WHAT YOU WILL DO:
In your copy, include every line of the listing below exactly but none of the pictures.

▼

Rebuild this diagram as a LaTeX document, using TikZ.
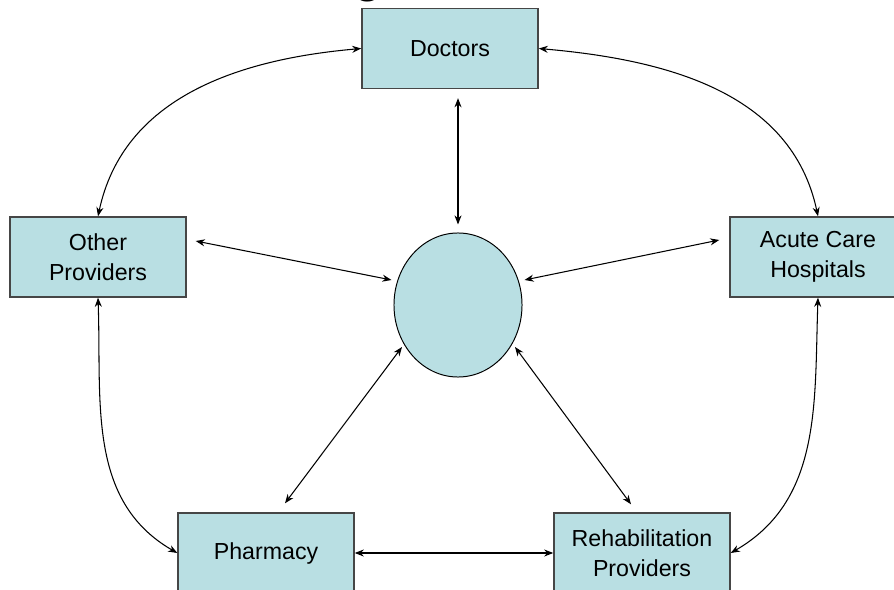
\documentclass[tikz,border=0pt]{standalone}
\usepackage{fontspec}
\setmainfont{Liberation Sans}
\usetikzlibrary{arrows.meta,shapes.geometric}
\definecolor{boxfill}{RGB}{185,223,227}
\definecolor{boxline}{RGB}{70,70,70}
\begin{document}
\begin{tikzpicture}[x=0.025cm,y=-0.025cm,
  box/.style={draw=boxline,line width=1pt,fill=boxfill,minimum width=4.4cm,minimum height=2cm,
    inner sep=0pt,align=center,font=\fontsize{16.5}{21}\selectfont},
  hub/.style={ellipse,draw=black,line width=0.7pt,fill=boxfill,minimum width=3.2cm,minimum height=3.6cm,inner sep=0pt},
  dbl/.style={{Stealth[length=6.5pt,width=5pt]}-{Stealth[length=6.5pt,width=5pt]},line width=0.75pt,black}]
\useasboundingbox (0,0) rectangle (894,590);
\clip (0,0) rectangle (894,590);
\node[anchor=base,inner sep=0pt,font=\fontsize{32}{38}\bfseries] (ttl) at (368,-7) {g};
\node[box] (doc) at (450,48.5) {Doctors};
\node[box] (oth) at (98,257) {Other\\Providers};
\node[box] (acu) at (818,257) {Acute Care\\Hospitals};
\node[box] (pha) at (266,553) {Pharmacy};
\node[box] (reh) at (642,553) {Rehabilitation\\Providers};
\node[hub] (ell) at (458,305) {};
% spokes
\draw[dbl] ([shift={(8,9)}]doc.south) -- ([shift={(0,-8)}]ell.north);
\draw[dbl] ([shift={(9,-16)}]oth.east) -- ([shift={(-2,-25)}]ell.west);
\draw[dbl] ([shift={(-10,-17)}]acu.west) -- ([shift={(2,-25)}]ell.east);
\draw[dbl] ([shift={(19,-9)}]pha.north) -- ([shift={(-56,42)}]ell.center);
\draw[dbl] ([shift={(-11,-8)}]reh.north) -- ([shift={(57,42)}]ell.center);
\draw[dbl] (pha.east) -- (reh.west);
% rim curves
\draw[dbl] (doc.west) to[out=185,in=78] (oth.north);
\draw[dbl] (doc.east) to[out=-5,in=102] (acu.north);
\draw[dbl] (oth.south) to[out=-88,in=150] (pha.west);
\draw[dbl] (acu.south) to[out=-92,in=30] (reh.east);
\end{tikzpicture}
\end{document}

▲

SOLUTION FOR THIS TASK:
Rebuild this diagram as a LaTeX document, using TikZ.
\documentclass[tikz,border=0pt]{standalone}
\usepackage{fontspec}
\setmainfont{Liberation Sans}
\usetikzlibrary{arrows.meta,shapes.geometric}
\definecolor{boxfill}{RGB}{185,223,227}
\definecolor{boxline}{RGB}{70,70,70}
\begin{document}
\begin{tikzpicture}[x=0.025cm,y=-0.025cm,
  box/.style={draw=boxline,line width=1pt,fill=boxfill,minimum width=4.4cm,minimum height=2cm,
    inner sep=0pt,align=center,font=\fontsize{16.5}{21}\selectfont},
  hub/.style={ellipse,draw=black,line width=0.7pt,fill=boxfill,minimum width=3.2cm,minimum height=3.6cm,inner sep=0pt},
  dbl/.style={{Stealth[length=6.5pt,width=5pt]}-{Stealth[length=6.5pt,width=5pt]},line width=0.75pt,black}]
\useasboundingbox (0,0) rectangle (894,590);
\clip (0,0) rectangle (894,590);
\node[anchor=base,inner sep=0pt,font=\fontsize{32}{38}\bfseries] (ttl) at (368,-7) {g};
\node[box] (doc) at (450,48.5) {Doctors};
\node[box] (oth) at (98,257) {Other\\Providers};
\node[box] (acu) at (818,257) {Acute Care\\Hospitals};
\node[box] (pha) at (266,553) {Pharmacy};
\node[box] (reh) at (642,553) {Rehabilitation\\Providers};
\node[hub] (ell) at (458,305) {};
% spokes
\draw[dbl] ([shift={(8,9)}]doc.south) -- ([shift={(0,-8)}]ell.north);
\draw[dbl] ([shift={(9,-16)}]oth.east) -- ([shift={(-2,-25)}]ell.west);
\draw[dbl] ([shift={(-10,-17)}]acu.west) -- ([shift={(2,-25)}]ell.east);
\draw[dbl] ([shift={(19,-9)}]pha.north) -- ([shift={(-56,42)}]ell.center);
\draw[dbl] ([shift={(-11,-8)}]reh.north) -- ([shift={(57,42)}]ell.center);
\draw[dbl] (pha.east) -- (reh.west);
% rim curves
\draw[dbl] (doc.west) to[out=185,in=78] (oth.north);
\draw[dbl] (doc.east) to[out=-5,in=102] (acu.north);
\draw[dbl] (oth.south) to[out=-88,in=150] (pha.west);
\draw[dbl] (acu.south) to[out=-92,in=30] (reh.east);
\end{tikzpicture}
\end{document}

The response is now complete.